── ENTRIES SHOWN ──

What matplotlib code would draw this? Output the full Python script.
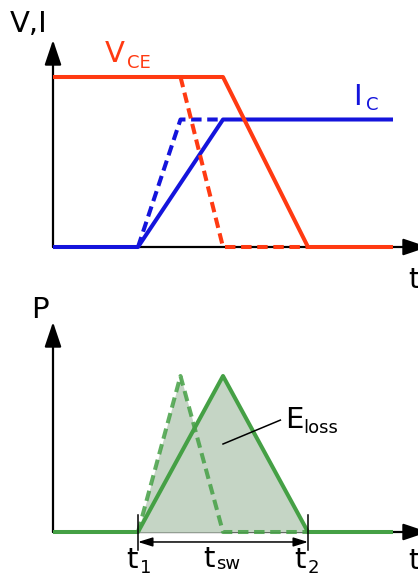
import matplotlib
matplotlib.use("Agg")
import matplotlib.pyplot as plt
from matplotlib.patches import ArrowStyle

# Switching waveforms (time in units, V normalised to 1)
t_vce_hard = [0, 4, 6, 8]
vce_hard = [1.0, 1.0, 0.0, 0.0]
t_ic_hard = [0, 2, 4, 8]
ic_hard = [0.0, 0.0, 0.75, 0.75]

t_vce_fast = [3, 4, 6]
vce_fast = [1.0, 0.0, 0.0]
t_ic_fast = [2, 3, 4]
ic_fast = [0.0, 0.75, 0.75]

# Instantaneous power
t_p_hard = [0, 2, 4, 6, 8]
p_hard = [0.0, 0.0, 0.75, 0.0, 0.0]
t_p_fast = [2, 3, 4, 6]
p_fast = [0.0, 0.75, 0.0, 0.0]

t_on, t_off = 2, 6

RED = "#ff3a12"
BLUE = "#1414dc"
GREEN = "#45a045"
FILL = "#c5d5c5"

W, H = 418, 578
fig = plt.figure(figsize=(W / 100, H / 100), dpi=100)
plt.rcParams["font.family"] = ["DejaVu Sans"]

def px_axes(x0, y0, x1, y1):
    return fig.add_axes([x0 / W, 1 - y1 / H, (x1 - x0) / W, (y1 - y0) / H])

head = ArrowStyle("-|>", head_length=0.95, head_width=0.32)

def draw_axes_arrows(ax, xmax, ymax):
    ax.annotate("", xy=(xmax, 0), xytext=(0, 0), annotation_clip=False,
                arrowprops=dict(arrowstyle=head, mutation_scale=16, lw=1.6,
                                color="black", shrinkA=0, shrinkB=0), zorder=1)
    ax.annotate("", xy=(0, ymax), xytext=(0, 0), annotation_clip=False,
                arrowprops=dict(arrowstyle=head, mutation_scale=16, lw=1.6,
                                color="black", shrinkA=0, shrinkB=0), zorder=1)

LW = 2.9
DASH = (0, (2.6, 1.4))

# ---- upper panel: V_CE and I_C ----
ax1 = px_axes(53, 40, 418, 247)
ax1.set_xlim(0, 365 / 42.5)
ax1.set_ylim(0, 207 / 170)
ax1.axis("off")
draw_axes_arrows(ax1, 375 / 42.5, 207 / 170)
ax1.plot(t_ic_hard, ic_hard, color=BLUE, lw=LW, clip_on=False, zorder=3,
         solid_capstyle="butt")
ax1.plot(t_vce_hard, vce_hard, color=RED, lw=LW, clip_on=False, zorder=3,
         solid_capstyle="butt")
ax1.plot(t_ic_fast, ic_fast, color=BLUE, lw=LW, ls=DASH, clip_on=False, zorder=4)
ax1.plot(t_vce_fast, vce_fast, color=RED, lw=LW, ls=DASH, clip_on=False, zorder=4)

# ---- lower panel: power loss ----
ax2 = px_axes(53, 322, 418, 532)
ax2.set_xlim(0, 365 / 42.5)
ax2.set_ylim(0, 210 / 208)
ax2.axis("off")
draw_axes_arrows(ax2, 375 / 42.5, 210 / 208)
ax2.fill_between(t_p_fast, p_fast, color=FILL, lw=0, zorder=2)
ax2.fill_between(t_p_hard, p_hard, color=FILL, lw=0, zorder=2)
ax2.plot(t_p_fast, p_fast, color=GREEN, lw=LW, ls=DASH, alpha=0.85,
         clip_on=False, zorder=3)
ax2.plot(t_p_hard, p_hard, color=GREEN, lw=LW, clip_on=False, zorder=4,
         solid_capstyle="butt")

# switching-time dimension
for tt in (t_on, t_off):
    ax2.plot([tt, tt], [0.082, -0.087], color="black", lw=1.1, clip_on=False,
             zorder=5)
ax2.annotate("", xy=(t_off, -0.048), xytext=(t_on, -0.048), annotation_clip=False,
             arrowprops=dict(arrowstyle=ArrowStyle("<|-|>", head_length=0.8,
                                                   head_width=0.25),
                             mutation_scale=11, lw=1.1, color="black",
                             shrinkA=0, shrinkB=0))
# E_loss leader
ax2.plot([4.0, 5.35], [0.423, 0.538], color="black", lw=1.1, zorder=5)

# ---- labels ----
ov = fig.add_axes([0, 0, 1, 1])
ov.set_xlim(0, W)
ov.set_ylim(H, 0)
ov.axis("off")

BIG = 21
SUB = 13

def lbl(x, y, s, size=BIG, color="black"):
    ov.text(x, y, s, fontsize=size, color=color, ha="left", va="baseline")

lbl(10, 32, "V,I")
lbl(105, 62, "V", color=RED)
lbl(127, 68, "CE", size=SUB, color=RED)
lbl(353, 105, "I", color=BLUE)
lbl(366, 110, "C", size=SUB, color=BLUE)
lbl(408, 288, "t")

lbl(31, 318, "P")
lbl(408, 569, "t")
lbl(285, 428, "E")
lbl(303, 433, "loss", size=SUB)
lbl(126, 568, "t")
lbl(140, 573, "1", size=SUB)
lbl(203, 567, "t")
lbl(216, 569, "sw", size=SUB)
lbl(294, 568, "t")
lbl(308, 573, "2", size=SUB)

fig.savefig("out.png", dpi=100)
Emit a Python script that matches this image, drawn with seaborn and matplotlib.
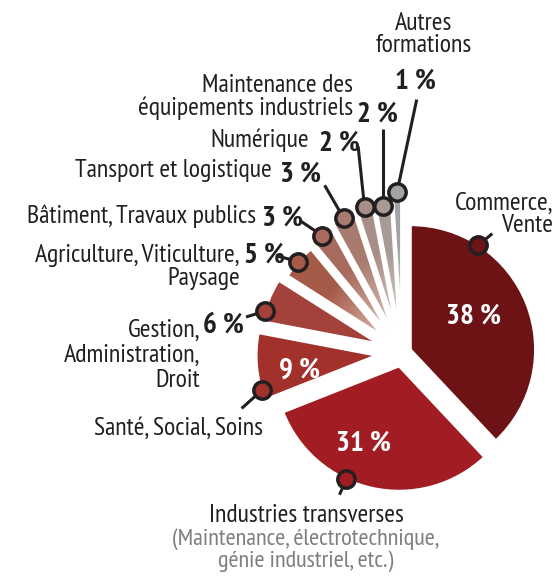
import numpy as np
import matplotlib
matplotlib.use("Agg")
import matplotlib.pyplot as plt
import seaborn as sns
from matplotlib.colors import to_rgb

# data
categories = ["Commerce, Vente", "Industries transverses", "Santé, Social, Soins",
              "Gestion, Administration, Droit", "Agriculture, Viticulture, Paysage",
              "Bâtiment, Travaux publics", "Tansport et logistique", "Numérique",
              "Maintenance des équipements industriels", "Autres formations"]
shares = [38, 31, 9, 6, 5, 3, 3, 2, 2, 1]
label_lines = [["Commerce,", "Vente"],
               ["Industries transverses"],
               ["Santé, Social, Soins"],
               ["Gestion,", "Administration,", "Droit"],
               ["Agriculture, Viticulture,", "Paysage"],
               ["Bâtiment, Travaux publics"],
               ["Tansport et logistique"],
               ["Numérique"],
               ["Maintenance des", "équipements industriels"],
               ["Autres", "formations"]]
industries_note = ["(Maintenance, électrotechnique,", "génie industriel, etc.)"]

# style
colors = ["#6D1315", "#A21D23", "#A2302B", "#A2423A", "#A65A48",
          "#A86B5D", "#A87B6E", "#A88E86", "#A89A95", "#A3A3A3"]
explode = [0.075, 0.11, 0.21, 0.21, 0.21, 0.21, 0.21, 0.21, 0.21, 0.21]
radii = [1.0, 1.0, 0.96, 0.94, 0.90, 0.93, 0.97, 1.0, 0.98, 1.08]
marker_angle = [57, 245, 197, 164, None, None, None, None, None, None]
leader_angle = [40, 246, 222, 197, 165, 146, 120, 96, 90, 78]
leader_len = [18, 17, 27, 20, 23, 27, 38, 61, 77, 95]
dark = "#231F20"
grey = "#7F7F7F"

sns.set_theme(style="white")
plt.rcParams["font.family"] = ["PT Sans Narrow", "Fira Sans Condensed", "Roboto Condensed",
                               "Archivo Narrow", "DejaVu Sans"]

W, H = 554, 576
S = 124.5
CX, CY = 402, 353


def P(x, y):
    return (x - CX) / S, (CY - y) / S


fig = plt.figure(figsize=(W / 100, H / 100), dpi=100)
ax = fig.add_axes([0, 0, 1, 1])

wedges, _ = ax.pie(shares, colors=colors, startangle=90, counterclock=False,
                   explode=explode, radius=1.0,
                   wedgeprops=dict(edgecolor="white", linewidth=1.6))

for i, w in enumerate(wedges):
    w.set_radius(radii[i])
    w.set_zorder(2)
    # fading towards the centre for the small slices
    if i >= 4:
        cx, cy = w.center
        r = radii[i]
        xs = np.linspace(cx - r, cx + r, 300)
        ys = np.linspace(cy - r, cy + r, 300)
        X, Y = np.meshgrid(xs, ys)
        d = np.hypot(X - cx, Y - cy) / r
        t = np.clip(0.45 + 0.9 * d, 0, 1)
        rgb = np.array(to_rgb(colors[i]))
        img = 1 - t[..., None] * (1 - rgb)
        im = ax.imshow(img, extent=(cx - r, cx + r, cy - r, cy + r), origin="lower",
                       zorder=1.5, interpolation="bilinear")
        im.set_clip_path(w)
        w.set_facecolor("none")

# markers and leader lines
for i, w in enumerate(wedges):
    cx, cy = w.center
    a = marker_angle[i]
    if a is None:
        a = (w.theta1 + w.theta2) / 2
    mx = cx + w.r * np.cos(np.radians(a))
    my = cy + w.r * np.sin(np.radians(a))
    L = leader_len[i] / S
    lx = mx + L * np.cos(np.radians(leader_angle[i]))
    ly = my + L * np.sin(np.radians(leader_angle[i]))
    ax.plot([mx, lx], [my, ly], color=dark, lw=2.2, solid_capstyle="butt", zorder=4)
    ax.plot(mx, my, "o", ms=12.5, mfc=colors[i], mec=dark, mew=2.5, zorder=5)

fs_reg = 18.6
fs_pct = 21


def txt(s, x, y, ha, bold=False, color=dark, size=None):
    ax.text(*P(x, y), s, ha=ha, va="baseline", color=color,
            fontsize=size or (fs_pct if bold else fs_reg),
            fontweight="bold" if bold else "normal", zorder=6)


pct = [f"{v} %" for v in shares]

# name lines: (ha, x, baselines)
name_pos = [("right", 553, [210, 232]),
            ("center", 306, [522]),
            ("right", 263, [435]),
            ("right", 200, [337, 362, 387]),
            ("right", 240, [262, 285]),
            ("right", 256, [223]),
            ("right", 272, [177]),
            ("right", 309, [147]),
            ("right", 353, [92, 115]),
            ("center", 424, [30, 52])]
# percentage: (ha, x, baseline, inside)
pct_pos = [("center", 474, 324, True),
           ("center", 363, 451, True),
           ("center", 300, 378, True),
           ("left", 203, 333, False),
           ("left", 244, 263, False),
           ("left", 262, 226, False),
           ("left", 280, 182, False),
           ("left", 319, 151, False),
           ("left", 357, 122, False),
           ("center", 415, 89, False)]

for i in range(len(shares)):
    ha, x, ys = name_pos[i]
    for line, y in zip(label_lines[i], ys):
        txt(line, x, y, ha)
    ha, x, y, inside = pct_pos[i]
    txt(pct[i], x, y, ha, bold=True, color="white" if inside else dark)

for line, y in zip(industries_note, [545, 567]):
    txt(line, 306, y, "center", color=grey, size=17.6)

x0, y0 = P(0, H)
x1, y1 = P(W, 0)
ax.set_xlim(x0, x1)
ax.set_ylim(y0, y1)
ax.set_aspect("equal")
ax.axis("off")

fig.savefig("out.png", dpi=100, facecolor="white")
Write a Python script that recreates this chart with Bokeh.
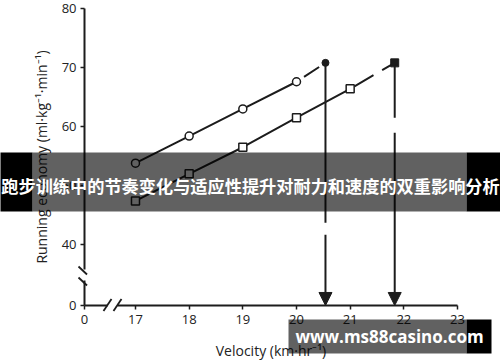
from bokeh.plotting import figure
from bokeh.models import Range1d, FixedTicker, Arrow, NormalHead, BoxAnnotation, Label
from bokeh.embed import file_html
from bokeh.resources import INLINE

# ---------------- data ----------------
circle_velocity = [17, 18, 19, 20]
circle_economy = [53.7, 58.3, 62.9, 67.5]
square_velocity = [17, 18, 19, 20, 21]
square_economy = [47.3, 51.9, 56.4, 61.4, 66.3]
vmax_circle = [20.54, 70.7]
vmax_square = [21.83, 70.7]

x_ticks = [16.05, 17, 18, 19, 20, 21, 22, 23]
x_tick_labels = ["0", "17", "18", "19", "20", "21", "22", "23"]
y_ticks = [29.58, 40, 50, 60, 70, 80]
y_tick_labels = ["0", "40", "50", "60", "70", "80"]

x_label = "Velocity (km·hr⁻¹)"
y_label = "Running economy (ml·kg⁻¹·min⁻¹)"
banner_text = "跑步训练中的节奏变化与适应性提升对耐力和速度的双重影响分析"
watermark_text = "www.ms88casino.com"

# ---------------- geometry (frame = whole canvas) ----------------
W, H = 500, 362
X_AXIS_PX, X_PER_PX = 84, 1 / 53.67      # page x of the y-axis, units per px
Y_TOP_PX, Y_PER_PX = 7.5, 1 / 5.9        # page y of value 80, units per px
INK = "#1c1c1c"


def dx(px):
    return x_ticks[0] + (px - X_AXIS_PX) * X_PER_PX


def dy(py):
    return y_ticks[-1] - (py - Y_TOP_PX) * Y_PER_PX


p = figure(width=W, height=H, output_backend="svg", toolbar_location=None,
           x_range=Range1d(dx(0), dx(W)), y_range=Range1d(dy(H), dy(0)),
           min_border=0)
p.outline_line_color = None
p.grid.visible = False
p.background_fill_color = "white"
p.border_fill_color = "white"

for ax in (p.xaxis[0], p.yaxis[0]):
    ax.axis_line_width = 2
    ax.axis_line_color = INK
    ax.major_tick_line_color = INK
    ax.major_tick_line_width = 1.5
    ax.major_tick_out = 4
    ax.major_tick_in = 0
    ax.minor_tick_line_color = None
    ax.major_label_text_font = "Open Sans"
    ax.major_label_text_font_size = "13px"
    ax.major_label_text_color = "#222222"
    ax.axis_label_text_font = "Open Sans"
    ax.axis_label_text_font_size = "14px"
    ax.axis_label_text_font_style = "normal"
    ax.axis_label_text_color = "#222222"

p.xaxis.ticker = FixedTicker(ticks=x_ticks)
p.xaxis.major_label_overrides = {t: s for t, s in zip(x_ticks, x_tick_labels)}
p.xaxis.bounds = (x_ticks[0], x_ticks[-1])
p.xaxis.fixed_location = y_ticks[0]
p.yaxis.ticker = FixedTicker(ticks=y_ticks)
p.yaxis.major_label_overrides = {t: s for t, s in zip(y_ticks, y_tick_labels)}
p.yaxis.bounds = (y_ticks[0], y_ticks[-1])
p.yaxis.fixed_location = x_ticks[0]
p.xaxis.axis_label = x_label
p.yaxis.axis_label = y_label
p.xaxis.major_label_standoff = 6
p.xaxis.axis_label_standoff = 13
p.yaxis.major_label_standoff = 4
p.yaxis.axis_label_standoff = 8

# solid series lines
p.line(circle_velocity, circle_economy, line_color=INK, line_width=2)
p.line(square_velocity, square_economy, line_color=INK, line_width=2)
# dashed extrapolations to vVO2max
p.line([circle_velocity[-1], vmax_circle[0]], [circle_economy[-1], vmax_circle[1]],
       line_color=INK, line_width=2, line_dash="0 9 18 30")
p.line([square_velocity[-1], vmax_square[0]], [square_economy[-1], vmax_square[1]],
       line_color=INK, line_width=2, line_dash="0 5 22 10 40")

# markers
p.scatter(circle_velocity, circle_economy, marker="circle", size=8,
          fill_color="white", line_color=INK, line_width=1.5)
p.scatter(square_velocity, square_economy, marker="square", size=8,
          fill_color="white", line_color=INK, line_width=1.5)
p.scatter([vmax_circle[0]], [vmax_circle[1]], marker="circle", size=7,
          fill_color=INK, line_color=INK)
p.scatter([vmax_square[0]], [vmax_square[1]], marker="square", size=8,
          fill_color=INK, line_color=INK)

# vertical arrows down to the velocity axis
p.add_layout(Arrow(x_start=vmax_circle[0], y_start=vmax_circle[1],
                   x_end=vmax_circle[0], y_end=y_ticks[0],
                   line_color=INK, line_width=2, line_dash="160 12 400",
                   end=NormalHead(size=13, fill_color=INK, line_color=INK)))
p.add_layout(Arrow(x_start=vmax_square[0], y_start=vmax_square[1],
                   x_end=vmax_square[0], y_end=y_ticks[0],
                   line_color=INK, line_width=2, line_dash="55 15 400",
                   end=NormalHead(size=13, fill_color=INK, line_color=INK)))

# axis breaks (gaps + slashes)
X_AX_Y = 304.5
p.add_layout(BoxAnnotation(left=dx(80), right=dx(88), top=dy(269), bottom=dy(280),
                           fill_color="white", fill_alpha=1, line_alpha=0))
p.add_layout(BoxAnnotation(left=dx(107), right=dx(117), top=dy(X_AX_Y - 3), bottom=dy(X_AX_Y + 3),
                           fill_color="white", fill_alpha=1, line_alpha=0))
for cy in (270, 281):
    p.add_layout(Arrow(x_start=dx(78), y_start=dy(cy - 4), x_end=dx(86.5), y_end=dy(cy + 4),
                       end=None, line_color=INK, line_width=1.8))
for cx in (107, 117):
    p.add_layout(Arrow(x_start=dx(cx - 4), y_start=dy(X_AX_Y + 6), x_end=dx(cx + 4), y_end=dy(X_AX_Y - 6),
                       end=None, line_color=INK, line_width=1.8))


# overlay banners
def box(l, r, t, b, color, alpha):
    p.add_layout(BoxAnnotation(left=dx(l), right=dx(r), top=dy(t), bottom=dy(b),
                               fill_color=color, fill_alpha=alpha, line_alpha=0))


box(32, 466, 152, 211, "black", 0.62)
box(-2, 32, 152, 211, "black", 1.0)
box(466, 502, 152, 211, "black", 1.0)
p.add_layout(Label(x=dx(250), y=dy(185), text=banner_text, text_align="center",
                   text_baseline="middle", text_font="Noto Sans CJK SC",
                   text_font_size="17.2px", text_font_style="bold", text_color="white"))

box(288, 466, 319, 353, "black", 0.62)
box(466, 491, 319, 353, "black", 1.0)
p.add_layout(Label(x=dx(389), y=dy(336), text=watermark_text, text_align="center",
                   text_baseline="middle", text_font="Open Sans",
                   text_font_size="17px", text_font_style="bold", text_color="white"))

open("out.html", "w").write(file_html(p, INLINE))
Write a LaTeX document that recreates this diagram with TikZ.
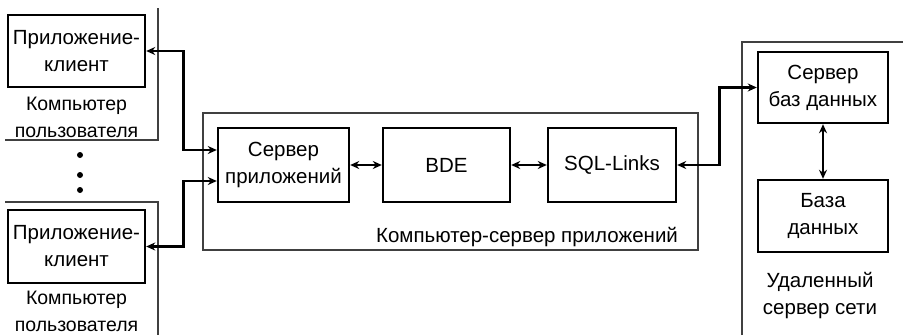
\documentclass[tikz,border=0pt]{standalone}
\usepackage{fontspec}
\setmainfont{Liberation Sans}
\usetikzlibrary{arrows.meta}

\begin{document}
\begin{tikzpicture}[
    x=1pt, y=-1pt,
    block/.style={rectangle, draw, line width=2.4pt, align=center, inner sep=0pt, font=\fontsize{20.5}{27}\selectfont},
    frame/.style={draw=black!75, line width=1.1pt},
    lbl/.style={align=center, inner sep=0pt, font=\fontsize{20.5}{27}\selectfont},
    link/.style={draw, line width=2.7pt, {Stealth[length=9pt,width=8pt]}-{Stealth[length=9pt,width=8pt]}}
]
\useasboundingbox (0,0) rectangle (903,335);

% frames
\draw[frame] (5,140) -- (158,140) -- (158,8);
\draw[frame] (5,202) -- (158,202) -- (158,335);
\draw[frame] (203,113) rectangle (698,250);
\draw[frame] (742,335) -- (742,42) -- (903,42);

% client computers
\node[block, minimum width=137, minimum height=72] (cl1) at (76.5,51) {Приложение-\\клиент};
\node[lbl, font=\fontsize{19.5}{27}\selectfont] (pc1) at (76.5,117.5) {Компьютер\\пользователя};
\node[block, minimum width=137, minimum height=73] (cl2) at (76.5,246.5) {Приложение-\\клиент};
\node[lbl, font=\fontsize{19.5}{27}\selectfont] (pc2) at (76.5,311) {Компьютер\\пользователя};
\foreach \y in {155,175,190}
    \fill (80,\y) circle (3pt);

% application server
\node[block, minimum width=131, minimum height=74] (srv) at (283.5,165) {Сервер\\приложений};
\node[block, minimum width=127, minimum height=74] (bde) at (446.5,165) {BDE};
\node[block, minimum width=128, minimum height=74] (sql) at (612,165) {SQL-Links};
\node[lbl] (aps) at (527,237) {Компьютер-сервер приложений};

% remote server
\node[block, minimum width=130, minimum height=71] (dbsrv) at (823,87.5) {Сервер\\баз данных};
\node[block, minimum width=130, minimum height=72] (db) at (823,216) {База\\данных};
\node[lbl] (rem) at (820,296) {Удаленный\\сервер сети};

% links
\draw[link] (cl1.east) -- ++(37,0) |- ([yshift=15pt]srv.west);
\draw[link] (cl2.east) -- ++(37,0) |- ([yshift=-16pt]srv.west);
\draw[link] (srv) -- (bde);
\draw[link] (bde) -- (sql);
\draw[link] (sql.east) -- ++(42,0) |- (dbsrv.west);
\draw[link] (dbsrv) -- (db);
\end{tikzpicture}
\end{document}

───

*WHAT IS ASKED*.
The word "with" may appear on some lines of these records; state how many such lines there are, and nothing else.

*EXERCISE ANSWER*.
3